Down my local high street I tried to get some plaster of paris, but could only find fine finishing plaster. Some of the internet said it would work. The rest, no so much. But I only take on information that matched my worldview, so went for it.

Here’s the plan:

  1. Plaster in paper cups so they are stiff enough to cast.
  2. PVA on the cups and a thin clay strip to reinforce the underside of the rim.
  3. Make a 2 part mould with openings in the top that will let me pour slip in.
  4. Make slip by stirring up all my clay offcuts in water.
  5. Dry mould
  6. Secure mould with band, pour in slip and leave to set a little.
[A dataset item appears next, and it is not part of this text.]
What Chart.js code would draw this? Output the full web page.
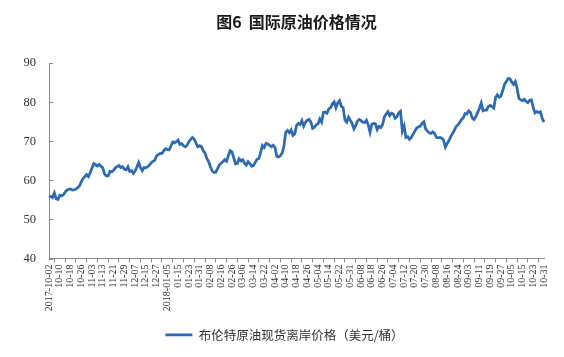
<!DOCTYPE html>
<html>
<head>
<meta charset="utf-8">
<script src="https://cdn.jsdelivr.net/npm/chart.js@4.4.1/dist/chart.umd.min.js"></script>
<style>
html,body{margin:0;padding:0;background:#ffffff;}
#wrap{width:564px;height:357px;position:relative;}
</style>
</head>
<body>
<div id="wrap"><canvas id="c" width="564" height="357"></canvas></div>
<script>
// ---------------- data ----------------
const TITLE = '图6  国际原油价格情况';
const SERIES_NAME = '布伦特原油现货离岸价格（美元/桶）';

// trading days: every weekday from START to END except these
const START_DATE = '2017-10-02';
const END_DATE = '2018-10-31';
const NON_TRADING_DAYS = ['2017-12-25', '2017-12-26', '2018-01-01', '2018-03-30', '2018-05-28', '2018-08-06'];

// axis labels, one every 6 trading days
const TICK_EVERY = 6;
const TICK_LABELS = [
  '2017-10-02', '10-10', '10-18', '10-26', '11-03', '11-13', '11-21', '11-29', '12-07', '12-15', '12-27',
  '2018-01-05', '01-15', '01-23', '01-31', '02-08', '02-16', '02-26', '03-06', '03-14', '03-22', '04-02',
  '04-10', '04-18', '04-26', '05-04', '05-14', '05-22', '05-31', '06-08', '06-18', '06-26', '07-04',
  '07-12', '07-20', '07-30', '08-08', '08-16', '08-24', '09-03', '09-11', '09-19', '09-27', '10-05',
  '10-15', '10-23', '10-31'
];

const Y_MIN = 40, Y_MAX = 90, Y_STEP = 10;

// Brent spot FOB price (USD/bbl), month by month
const BRENT_2017_10 = [55.7, 55.9, 55.6, 56.8, 55.3, 55.1, 56.2, 56.0, 56.3, 57.0, 57.5, 57.7, 57.8, 57.5, 57.6, 57.8, 58.1, 58.6, 59.6, 60.5, 61.0, 61.5];
const BRENT_2017_11 = [61.0, 62.0, 63.2, 64.3, 64.0, 63.7, 64.1, 63.6, 63.2, 61.6, 61.1, 61.2, 62.3, 62.2, 62.6, 63.2, 63.5, 63.8, 63.3, 63.5, 62.9, 62.7];
const BRENT_2017_12 = [63.5, 62.3, 62.5, 61.8, 62.4, 63.4, 64.6, 63.3, 62.5, 63.3, 63.2, 63.5, 63.9, 64.5, 64.9, 65.2, 66.3, 66.6, 66.9];
const BRENT_2018_01 = [66.9, 67.6, 68.1, 67.9, 67.8, 68.8, 69.8, 69.6, 69.9, 70.3, 69.2, 69.4, 68.9, 68.6, 69.0, 69.9, 70.5, 71.0, 70.5, 69.5, 68.6, 68.9];
const BRENT_2018_02 = [68.6, 67.6, 67.0, 65.6, 64.8, 63.5, 62.4, 62.0, 62.1, 63.0, 64.0, 64.4, 64.8, 65.3, 64.9, 66.3, 67.6, 67.3, 65.8, 64.2];
const BRENT_2018_03 = [64.3, 65.5, 65.0, 65.3, 64.4, 63.9, 64.8, 64.3, 63.6, 63.8, 64.6, 65.4, 65.6, 67.2, 68.9, 68.4, 69.5, 69.3, 69.0, 68.6, 69.0];
const BRENT_2018_04 = [68.4, 66.2, 66.0, 66.3, 67.0, 68.8, 72.3, 72.8, 72.2, 72.9, 71.5, 71.9, 74.0, 74.6, 74.3, 75.3, 73.9, 74.9, 75.4, 75.6, 75.0];
const BRENT_2018_05 = [73.3, 73.6, 74.2, 74.5, 75.7, 74.9, 77.4, 77.5, 77.2, 78.3, 78.6, 79.6, 80.1, 78.6, 79.8, 80.4, 79.0, 78.6, 75.5, 74.9, 76.2, 75.4];
const BRENT_2018_06 = [74.6, 73.2, 74.0, 75.2, 75.6, 75.3, 74.9, 74.8, 75.4, 74.2, 72.3, 74.4, 74.6, 74.5, 73.0, 73.8, 73.5, 74.3, 76.3, 77.0, 77.6];
const BRENT_2018_07 = [76.6, 77.2, 77.0, 75.9, 76.3, 77.3, 77.7, 72.6, 73.9, 71.0, 71.2, 70.5, 71.0, 71.8, 72.6, 73.4, 73.7, 73.9, 74.6, 75.0, 73.2, 72.6];
const BRENT_2018_08 = [72.2, 72.0, 72.4, 72.0, 71.0, 70.9, 71.0, 70.8, 70.3, 68.5, 69.4, 70.2, 71.2, 72.0, 72.8, 73.8, 74.2, 74.8, 75.6, 76.0, 77.1, 77.0];
const BRENT_2018_09 = [77.8, 77.4, 76.0, 75.6, 76.3, 77.4, 78.4, 79.8, 77.8, 78.0, 78.0, 78.9, 79.2, 78.9, 78.5, 81.2, 81.9, 81.3, 81.6, 83.0];
const BRENT_2018_10 = [84.6, 85.3, 86.1, 86.0, 85.2, 84.6, 85.3, 83.6, 81.0, 80.6, 80.4, 80.8, 80.2, 79.9, 80.5, 80.6, 78.6, 77.3, 77.6, 77.4, 77.6, 75.9, 74.9];

// ---------------- build ----------------
const BRENT = [].concat(BRENT_2017_10, BRENT_2017_11, BRENT_2017_12, BRENT_2018_01, BRENT_2018_02,
  BRENT_2018_03, BRENT_2018_04, BRENT_2018_05, BRENT_2018_06, BRENT_2018_07, BRENT_2018_08,
  BRENT_2018_09, BRENT_2018_10);

function tradingDays(start, end, skip) {
  const out = [];
  const d = new Date(start + 'T00:00:00Z');
  const e = new Date(end + 'T00:00:00Z');
  while (d <= e) {
    const s = d.toISOString().slice(0, 10);
    const wd = d.getUTCDay();
    if (wd !== 0 && wd !== 6 && skip.indexOf(s) < 0) out.push(s);
    d.setUTCDate(d.getUTCDate() + 1);
  }
  return out;
}
const DATES = tradingDays(START_DATE, END_DATE, NON_TRADING_DAYS);

const AXIS_COLOR = '#8c8c8c';
const LINE_COLOR = '#2c6bb3';

const innerYTicks = {
  id: 'innerYTicks',
  afterDraw(chart) {
    const y = chart.scales.y;
    const ctx = chart.ctx;
    ctx.save();
    ctx.strokeStyle = AXIS_COLOR;
    ctx.lineWidth = 1;
    y.ticks.forEach(t => {
      const py = Math.round(y.getPixelForValue(t.value)) + 0.5;
      ctx.beginPath();
      ctx.moveTo(chart.chartArea.left, py);
      ctx.lineTo(chart.chartArea.left + 4, py);
      ctx.stroke();
    });
    ctx.restore();
  }
};

new Chart(document.getElementById('c'), {
  type: 'line',
  data: {
    labels: DATES,
    datasets: [{
      label: SERIES_NAME,
      data: BRENT,
      borderColor: LINE_COLOR,
      backgroundColor: LINE_COLOR,
      borderWidth: 2.75,
      pointRadius: 0,
      pointHoverRadius: 0,
      tension: 0,
      fill: false
    }]
  },
  options: {
    responsive: false,
    animation: false,
    devicePixelRatio: 1,
    layout: { padding: { left: 5, right: 0, top: 0, bottom: 6 } },
    plugins: {
      tooltip: { enabled: false },
      title: {
        display: true,
        text: TITLE,
        fullSize: false,
        color: '#1a1a1a',
        font: { family: '"Noto Sans CJK SC", sans-serif', size: 16, weight: 'bold' },
        padding: { top: 12, bottom: 32 }
      },
      legend: {
        display: true,
        position: 'bottom',
        labels: {
          usePointStyle: true,
          pointStyle: 'line',
          pointStyleWidth: 27,
          color: '#333333',
          padding: 10,
          font: { family: '"Noto Sans CJK SC", sans-serif', size: 12.5 }
        }
      }
    },
    scales: {
      x: {
        type: 'category',
        offset: false,
        border: { display: true, color: AXIS_COLOR, width: 1 },
        grid: {
          display: true,
          drawOnChartArea: false,
          drawTicks: true,
          tickLength: 4,
          tickColor: (c) => (c.index % TICK_EVERY === 3 ? AXIS_COLOR : 'rgba(0,0,0,0)')
        },
        ticks: {
          autoSkip: false,
          maxRotation: 90,
          minRotation: 90,
          padding: 2,
          color: '#333333',
          font: { family: '"Liberation Serif", serif', size: 10 },
          callback: function (value, index) {
            return index % TICK_EVERY === 0 ? TICK_LABELS[index / TICK_EVERY] : '';
          }
        },
        afterFit: (s) => { s.height = 60; }
      },
      y: {
        type: 'linear',
        min: Y_MIN,
        max: Y_MAX,
        border: { display: true, color: AXIS_COLOR, width: 1 },
        grid: { display: true, drawOnChartArea: false, drawTicks: false },
        ticks: {
          stepSize: Y_STEP,
          padding: 13,
          color: '#333333',
          font: { family: '"Liberation Serif", serif', size: 12.5 }
        },
        afterFit: (s) => { s.width = 44; }
      },
      yPad: {
        type: 'linear',
        position: 'right',
        display: true,
        grid: { display: false, drawTicks: false },
        border: { display: false },
        ticks: { display: false },
        afterFit: (s) => { s.width = 20; }
      }
    }
  },
  plugins: [innerYTicks]
});
</script>
</body>
</html>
My slip was a little runny/thin so it took a while to build up a thick enough skin. Before I started casting, the mould broke into 4 bits, but good enough for a test. Anyhow, 2 casts, one survived, proved that it will work in principle. Moulds in the bin! Amazon order placed.

Version 2: Bigger and better. Not really.

Decided that a one-part mould would also work I followed the same steps above with the plan to chip out the plaster from the cups. Chipping out the plaster took ages and damaged the walls. FAIL! And there was a bubble. In the bin!

Version 3: Softly-Softly.

So the next idea was to fill the cups with expanding foam that I have. This will make them hold their shape under the plaster, but be soft enough to pull out. Lovely, all so good. But then as I’m pouring the plaster I realise they are full of air and will rise up in the plaster. They rose up. Back to the drawing board? Nah, just hold them down for a bit and hope for the best.

Wahoo!! They come out perfectly, left a lovely impression and no bubbles. Brilliant. Really excited.